WASHINGTON - The U.S. Supreme Court has upheld the use of a controversial drug that has been implicated in several delayed executions.

The justices on Monday voted 5-4 in a case from Oklahoma that the sedative midazolam can be used in executions without violating the Eighth Amendment prohibition on cruel and unusual punishment. U.S. Supreme Court opinion

The drug was used in executions in Arizona, Ohio and Oklahoma in 2014 that took longer than usual and raised concerns that it did not perform its intended task of putting inmates into a coma-like sleep.

In the Oklahoma case, Clayton Lockett took over 40 minutes to die.

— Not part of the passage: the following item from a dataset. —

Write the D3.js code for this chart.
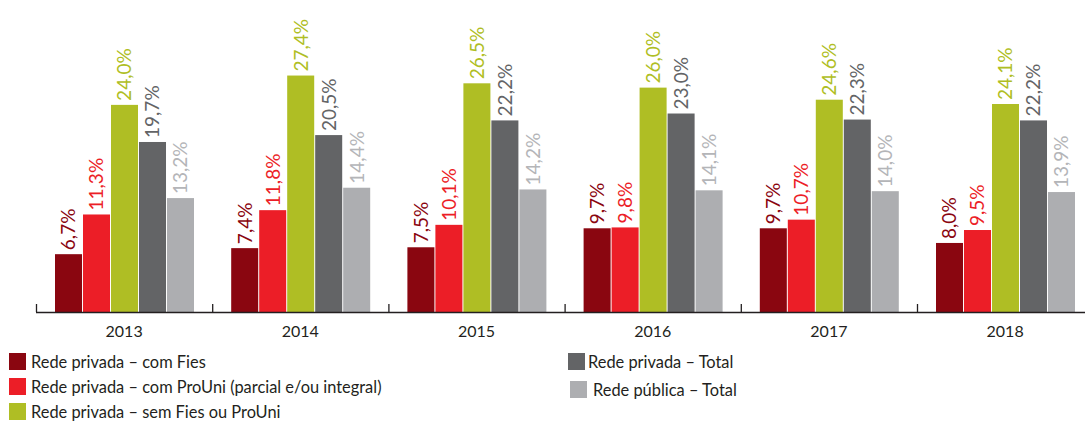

Oklahoma Attorney General Scott Pruitt argued the state had done its homework . But Justice Sonia Sotomayor wrote the use of the paralytic might render midazolam ineffective, and it would be impossible to know whether the inmate was conscious and could feel pain. That is the very argument for the attorneys representing the death row inmates.

Death row inmates and their attorneys argued the drug cocktail is experimental.

Investigations showed Lockett's vein burst during the execution process. The drugs went into his tissue not his veins, and he died of a massive heart attack, according to the follow-up investigations.

The state revised execution protocols after Lockett's death in April, 2014. New protocols called for expanded training for personnel administering drugs and to increase the drug dosages in the cocktail.

The state has made it law that nitrogen hypoxia could now be used for executions.